The Corner

A Look at the December Jobs Report

While job growth continues to look like a plow horse, wage growth is starting to look like a thoroughbred. Payrolls grew a moderate 156,000 in December. But, like we mentioned last month, payrolls were revised up for November, north of 200,000 versus an original report of 178,000. Look for another upward revision, this time to December, one month from now.

Civilian employment, an alternative measure of jobs that includes small-business start-ups, rose a modest 63,000 in December. In the past year, payrolls are up 180,000/month while civilian employment is up 182,000/month. Look for similar gains in 2017.

The best news in today’s report, though, was on wages, which increased 0.4 percent in December and are up 2.9 percent from a year ago, the fastest growth so far in the economic expansion. Combined with data on the number of hours worked, total wages, which exclude fringe benefits and irregular bonuses/commissions, were up 0.6 percent in December and are up 4 percent versus a year ago, more than enough to outpace inflation. This will help keep the Federal Reserve on track for raising rates three times this year, like its “dot plot” suggested in December.

Although the unemployment rate ticked up to 4.7 percent in December, that follows a large decline to 4.6 percent in November. Overall, the jobless rate dropped 0.3 points in 2016 and we expect a similar gradual drop in 2017, as the labor force continues to grow. The labor force grew 1.8 million in 2016, the largest gain for any calendar year in the past decade.

Some analysts may claim most of the job gains in December were part time. But the data on full-time/part-time work are very volatile from month to month. In the past seven years (since December 2009), part-time jobs are up 416,000 while full-times jobs are up 13.7 million.

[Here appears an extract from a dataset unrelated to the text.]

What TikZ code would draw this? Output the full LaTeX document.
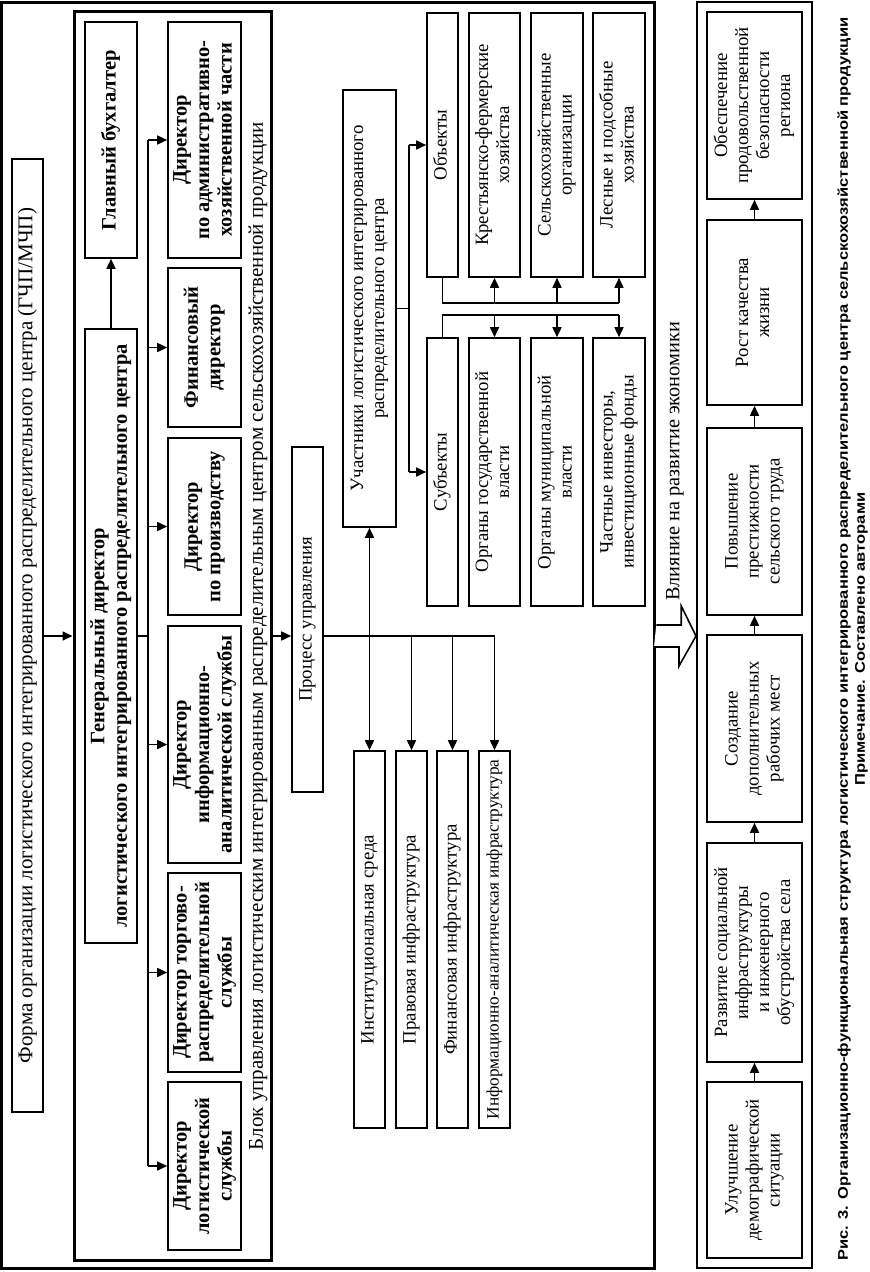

Other analysts will point out that the number of people not in the labor force (neither working nor looking for work) hit a new record high in December. But this was true in the 1990s and 2000s expansions as well, due to population growth. Now we have retiring Baby Boomers as well, who are also driving this trend.

The labor market is a still far cry from where it would be with a better set of policies, but it looks like some of these policies are on the way.

Robert Stein is an economist for an asset-management firm and a former deputy assistant Treasury secretary for macroeconomic analysis.